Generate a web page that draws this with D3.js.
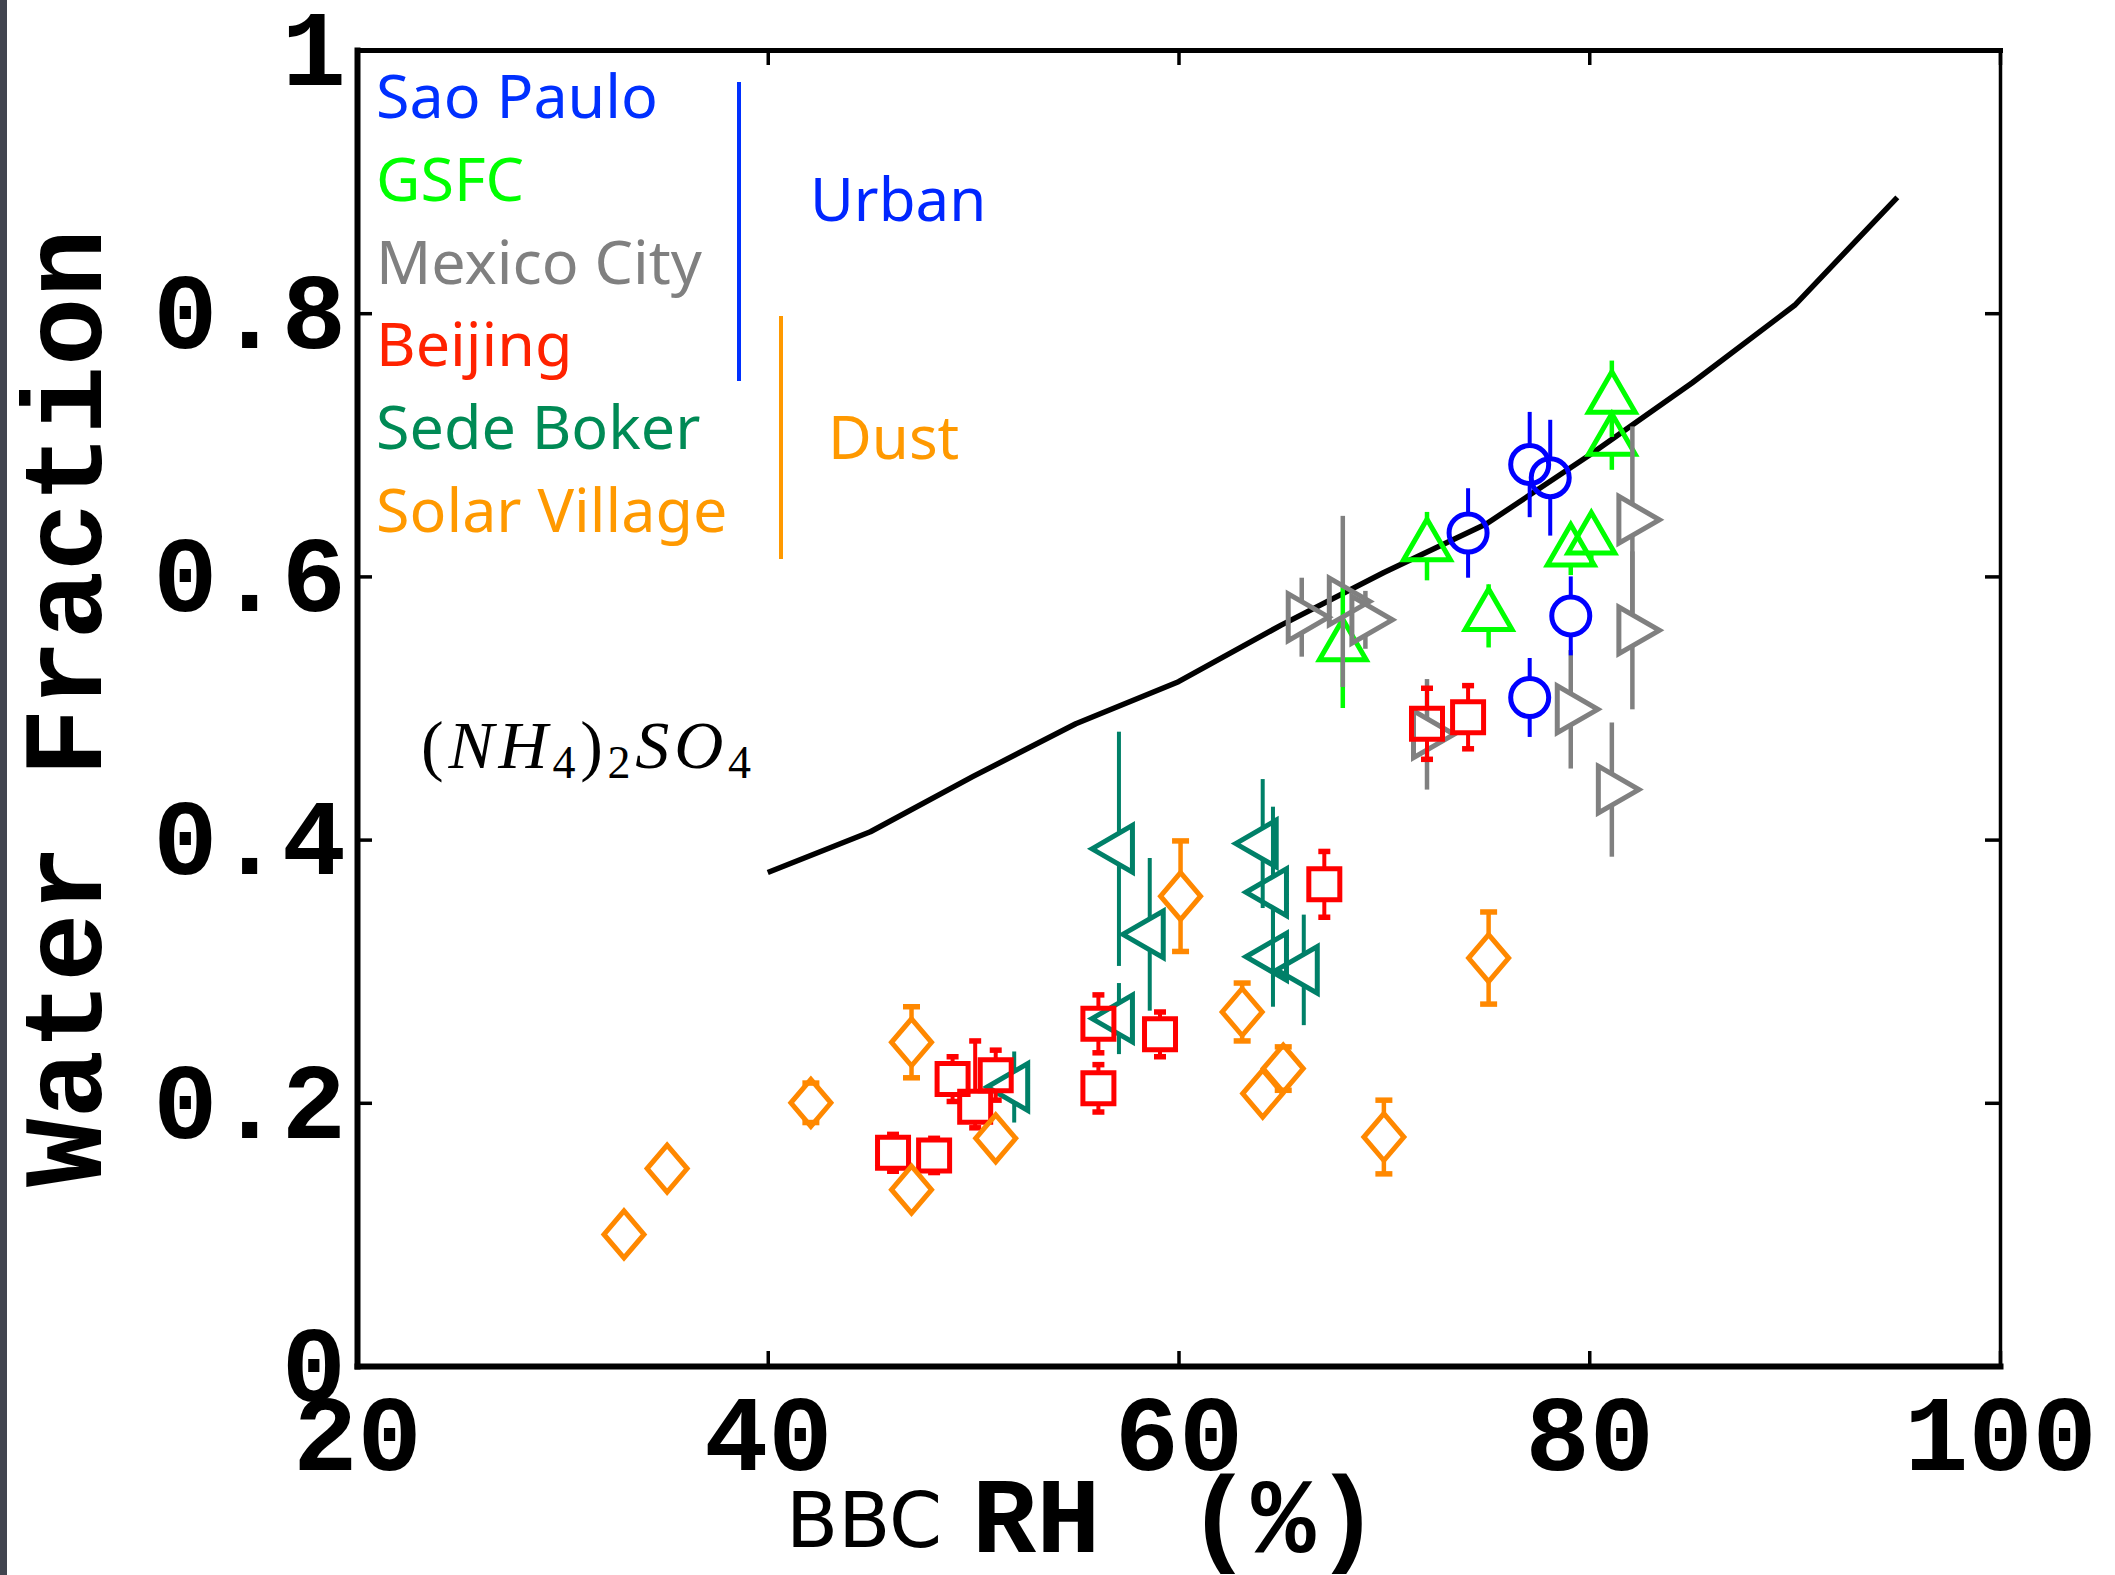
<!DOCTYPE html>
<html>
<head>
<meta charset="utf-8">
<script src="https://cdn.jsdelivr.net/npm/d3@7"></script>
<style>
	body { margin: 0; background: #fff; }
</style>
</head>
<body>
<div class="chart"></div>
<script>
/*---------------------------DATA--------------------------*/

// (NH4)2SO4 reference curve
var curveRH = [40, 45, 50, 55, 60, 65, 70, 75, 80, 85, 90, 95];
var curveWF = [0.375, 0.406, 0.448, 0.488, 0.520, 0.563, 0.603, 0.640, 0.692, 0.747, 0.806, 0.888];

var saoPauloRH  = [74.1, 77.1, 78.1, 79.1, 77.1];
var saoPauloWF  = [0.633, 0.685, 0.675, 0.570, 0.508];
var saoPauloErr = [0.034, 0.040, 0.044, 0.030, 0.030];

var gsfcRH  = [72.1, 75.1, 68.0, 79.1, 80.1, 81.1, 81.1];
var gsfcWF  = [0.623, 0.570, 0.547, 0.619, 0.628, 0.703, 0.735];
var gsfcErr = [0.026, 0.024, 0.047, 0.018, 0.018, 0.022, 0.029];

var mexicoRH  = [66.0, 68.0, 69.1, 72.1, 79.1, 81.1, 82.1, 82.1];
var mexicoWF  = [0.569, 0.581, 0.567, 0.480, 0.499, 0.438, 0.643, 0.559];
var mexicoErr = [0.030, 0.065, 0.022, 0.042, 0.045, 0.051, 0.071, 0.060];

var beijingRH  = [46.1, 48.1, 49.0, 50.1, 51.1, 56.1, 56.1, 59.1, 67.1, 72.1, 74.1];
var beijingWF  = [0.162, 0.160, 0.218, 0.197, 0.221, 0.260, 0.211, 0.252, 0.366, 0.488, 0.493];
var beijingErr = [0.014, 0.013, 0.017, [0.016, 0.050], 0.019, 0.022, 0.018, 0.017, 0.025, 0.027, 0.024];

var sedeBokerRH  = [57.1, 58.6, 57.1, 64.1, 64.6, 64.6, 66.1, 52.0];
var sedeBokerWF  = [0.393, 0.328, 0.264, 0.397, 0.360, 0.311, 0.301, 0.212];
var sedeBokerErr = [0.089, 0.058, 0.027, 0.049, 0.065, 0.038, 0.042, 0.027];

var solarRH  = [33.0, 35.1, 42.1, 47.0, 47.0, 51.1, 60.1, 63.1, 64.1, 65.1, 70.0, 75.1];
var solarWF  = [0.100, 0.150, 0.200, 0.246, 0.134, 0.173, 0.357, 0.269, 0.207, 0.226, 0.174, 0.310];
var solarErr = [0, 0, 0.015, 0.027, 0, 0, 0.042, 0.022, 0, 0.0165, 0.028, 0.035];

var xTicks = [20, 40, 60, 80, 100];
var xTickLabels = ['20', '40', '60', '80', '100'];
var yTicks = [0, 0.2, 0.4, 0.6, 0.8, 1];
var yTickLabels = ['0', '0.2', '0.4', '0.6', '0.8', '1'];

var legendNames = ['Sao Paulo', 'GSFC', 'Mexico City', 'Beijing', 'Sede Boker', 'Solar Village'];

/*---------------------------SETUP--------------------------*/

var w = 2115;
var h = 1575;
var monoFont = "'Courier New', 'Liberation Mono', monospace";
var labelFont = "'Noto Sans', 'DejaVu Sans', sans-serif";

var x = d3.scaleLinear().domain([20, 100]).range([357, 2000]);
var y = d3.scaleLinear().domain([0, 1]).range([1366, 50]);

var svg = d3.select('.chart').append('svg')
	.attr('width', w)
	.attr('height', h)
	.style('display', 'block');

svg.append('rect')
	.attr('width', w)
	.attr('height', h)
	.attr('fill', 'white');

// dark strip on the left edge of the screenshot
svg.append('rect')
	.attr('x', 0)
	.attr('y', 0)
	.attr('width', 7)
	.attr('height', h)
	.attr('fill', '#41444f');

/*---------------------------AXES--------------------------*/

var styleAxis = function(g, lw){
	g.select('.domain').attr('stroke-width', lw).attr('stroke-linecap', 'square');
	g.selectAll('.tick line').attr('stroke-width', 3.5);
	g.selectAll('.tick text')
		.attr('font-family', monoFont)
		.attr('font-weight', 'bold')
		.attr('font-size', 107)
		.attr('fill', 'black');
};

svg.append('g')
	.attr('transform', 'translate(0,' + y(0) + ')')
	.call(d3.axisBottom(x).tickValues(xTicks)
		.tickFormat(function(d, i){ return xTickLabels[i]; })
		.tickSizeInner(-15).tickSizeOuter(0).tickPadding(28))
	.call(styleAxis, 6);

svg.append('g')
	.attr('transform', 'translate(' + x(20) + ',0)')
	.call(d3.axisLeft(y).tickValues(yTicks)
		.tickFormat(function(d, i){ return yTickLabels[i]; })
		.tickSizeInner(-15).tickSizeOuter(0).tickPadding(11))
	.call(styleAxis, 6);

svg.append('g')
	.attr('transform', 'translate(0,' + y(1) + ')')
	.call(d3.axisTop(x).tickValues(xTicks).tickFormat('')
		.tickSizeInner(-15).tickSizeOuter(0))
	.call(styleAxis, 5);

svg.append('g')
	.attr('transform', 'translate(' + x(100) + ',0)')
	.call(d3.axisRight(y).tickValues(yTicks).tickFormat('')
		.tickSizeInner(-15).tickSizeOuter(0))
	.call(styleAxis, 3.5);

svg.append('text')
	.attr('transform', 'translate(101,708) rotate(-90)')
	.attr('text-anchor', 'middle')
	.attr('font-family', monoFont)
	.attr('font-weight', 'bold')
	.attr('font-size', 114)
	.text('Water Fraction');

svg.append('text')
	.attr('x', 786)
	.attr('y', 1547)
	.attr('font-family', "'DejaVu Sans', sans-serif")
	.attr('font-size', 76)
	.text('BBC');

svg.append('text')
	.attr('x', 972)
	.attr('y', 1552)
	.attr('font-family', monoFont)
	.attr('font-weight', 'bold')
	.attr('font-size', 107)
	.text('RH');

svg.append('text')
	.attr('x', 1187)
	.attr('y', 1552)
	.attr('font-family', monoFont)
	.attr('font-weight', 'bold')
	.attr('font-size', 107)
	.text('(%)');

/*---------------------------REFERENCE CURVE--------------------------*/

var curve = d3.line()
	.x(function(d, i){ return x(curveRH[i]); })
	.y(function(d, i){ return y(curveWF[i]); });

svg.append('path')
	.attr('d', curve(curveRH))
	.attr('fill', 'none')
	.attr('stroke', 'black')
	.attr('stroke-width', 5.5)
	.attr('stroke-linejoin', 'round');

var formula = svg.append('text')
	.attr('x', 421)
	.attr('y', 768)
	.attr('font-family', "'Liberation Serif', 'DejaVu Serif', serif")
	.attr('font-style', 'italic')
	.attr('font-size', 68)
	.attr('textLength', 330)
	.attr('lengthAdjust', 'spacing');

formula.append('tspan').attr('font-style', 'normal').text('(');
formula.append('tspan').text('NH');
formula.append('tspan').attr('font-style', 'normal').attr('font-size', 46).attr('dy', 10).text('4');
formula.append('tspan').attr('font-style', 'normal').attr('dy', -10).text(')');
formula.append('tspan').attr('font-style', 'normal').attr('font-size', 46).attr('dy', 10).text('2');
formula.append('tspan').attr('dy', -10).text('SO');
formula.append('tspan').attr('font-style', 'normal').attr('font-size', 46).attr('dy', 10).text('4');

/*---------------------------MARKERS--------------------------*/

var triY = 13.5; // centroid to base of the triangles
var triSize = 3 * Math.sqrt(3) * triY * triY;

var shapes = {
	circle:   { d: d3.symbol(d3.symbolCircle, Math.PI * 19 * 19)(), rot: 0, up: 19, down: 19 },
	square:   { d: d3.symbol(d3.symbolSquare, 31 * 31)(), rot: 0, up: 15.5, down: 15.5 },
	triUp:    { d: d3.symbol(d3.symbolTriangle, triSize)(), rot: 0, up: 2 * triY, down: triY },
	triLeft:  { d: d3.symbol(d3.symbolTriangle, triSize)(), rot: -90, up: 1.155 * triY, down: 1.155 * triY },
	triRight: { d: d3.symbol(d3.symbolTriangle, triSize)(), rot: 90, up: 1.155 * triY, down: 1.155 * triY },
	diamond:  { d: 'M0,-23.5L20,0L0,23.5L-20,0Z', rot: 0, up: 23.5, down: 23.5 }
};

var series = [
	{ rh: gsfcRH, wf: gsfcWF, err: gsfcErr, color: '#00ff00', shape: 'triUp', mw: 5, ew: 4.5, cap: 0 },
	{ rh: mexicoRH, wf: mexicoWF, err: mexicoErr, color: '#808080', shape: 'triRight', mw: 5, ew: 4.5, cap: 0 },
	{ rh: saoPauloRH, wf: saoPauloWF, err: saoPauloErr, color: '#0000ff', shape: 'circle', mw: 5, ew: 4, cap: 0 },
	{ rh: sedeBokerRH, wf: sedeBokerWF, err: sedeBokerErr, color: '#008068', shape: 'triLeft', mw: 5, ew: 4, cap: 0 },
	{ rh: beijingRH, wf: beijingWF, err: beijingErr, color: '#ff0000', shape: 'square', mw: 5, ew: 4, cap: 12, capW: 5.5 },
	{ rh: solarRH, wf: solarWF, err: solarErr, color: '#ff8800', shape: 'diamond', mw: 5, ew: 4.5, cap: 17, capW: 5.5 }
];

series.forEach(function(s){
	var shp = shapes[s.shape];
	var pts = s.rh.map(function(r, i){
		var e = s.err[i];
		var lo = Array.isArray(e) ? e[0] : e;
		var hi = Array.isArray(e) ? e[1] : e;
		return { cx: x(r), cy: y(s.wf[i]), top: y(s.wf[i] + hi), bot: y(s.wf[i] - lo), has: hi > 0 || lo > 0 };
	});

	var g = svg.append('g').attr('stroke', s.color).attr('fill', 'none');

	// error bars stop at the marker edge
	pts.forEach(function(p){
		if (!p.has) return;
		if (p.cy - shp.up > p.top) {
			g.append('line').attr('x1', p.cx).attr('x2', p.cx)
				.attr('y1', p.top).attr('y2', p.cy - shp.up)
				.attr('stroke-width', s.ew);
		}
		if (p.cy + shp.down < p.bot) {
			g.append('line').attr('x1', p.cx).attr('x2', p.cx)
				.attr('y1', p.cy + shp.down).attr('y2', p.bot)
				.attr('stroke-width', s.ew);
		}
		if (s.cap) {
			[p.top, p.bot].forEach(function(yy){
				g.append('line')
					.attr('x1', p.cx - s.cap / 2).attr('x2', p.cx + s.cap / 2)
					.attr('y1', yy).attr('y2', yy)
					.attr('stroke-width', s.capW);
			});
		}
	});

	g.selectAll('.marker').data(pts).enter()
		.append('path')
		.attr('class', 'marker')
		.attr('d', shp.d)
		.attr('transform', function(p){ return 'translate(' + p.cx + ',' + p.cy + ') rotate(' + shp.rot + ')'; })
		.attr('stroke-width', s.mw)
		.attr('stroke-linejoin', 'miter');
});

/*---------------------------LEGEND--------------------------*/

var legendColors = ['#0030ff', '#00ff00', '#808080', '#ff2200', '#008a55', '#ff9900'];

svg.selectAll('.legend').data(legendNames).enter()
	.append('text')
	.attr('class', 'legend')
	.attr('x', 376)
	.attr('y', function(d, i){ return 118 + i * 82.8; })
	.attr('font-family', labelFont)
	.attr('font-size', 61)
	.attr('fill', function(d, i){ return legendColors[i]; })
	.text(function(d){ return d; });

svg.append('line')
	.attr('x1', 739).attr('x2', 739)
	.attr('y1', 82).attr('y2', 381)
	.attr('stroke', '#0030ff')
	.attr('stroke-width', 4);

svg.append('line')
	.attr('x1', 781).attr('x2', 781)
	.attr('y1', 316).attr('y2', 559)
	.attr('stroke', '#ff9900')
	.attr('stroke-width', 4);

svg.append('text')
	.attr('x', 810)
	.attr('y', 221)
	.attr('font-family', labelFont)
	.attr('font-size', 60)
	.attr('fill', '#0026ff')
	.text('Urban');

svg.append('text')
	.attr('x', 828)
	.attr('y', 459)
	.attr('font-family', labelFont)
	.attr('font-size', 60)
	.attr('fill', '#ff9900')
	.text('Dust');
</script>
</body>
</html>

########

- [Exercise details]: Return nothing but the lines running from the start of the data to the line with "0.747, 0.806, 0.888];", please, both ends included and no pictures.

- [In response]:
Generate a web page that draws this with D3.js.
<!DOCTYPE html>
<html>
<head>
<meta charset="utf-8">
<script src="https://cdn.jsdelivr.net/npm/d3@7"></script>
<style>
	body { margin: 0; background: #fff; }
</style>
</head>
<body>
<div class="chart"></div>
<script>
/*---------------------------DATA--------------------------*/

// (NH4)2SO4 reference curve
var curveRH = [40, 45, 50, 55, 60, 65, 70, 75, 80, 85, 90, 95];
var curveWF = [0.375, 0.406, 0.448, 0.488, 0.520, 0.563, 0.603, 0.640, 0.692, 0.747, 0.806, 0.888];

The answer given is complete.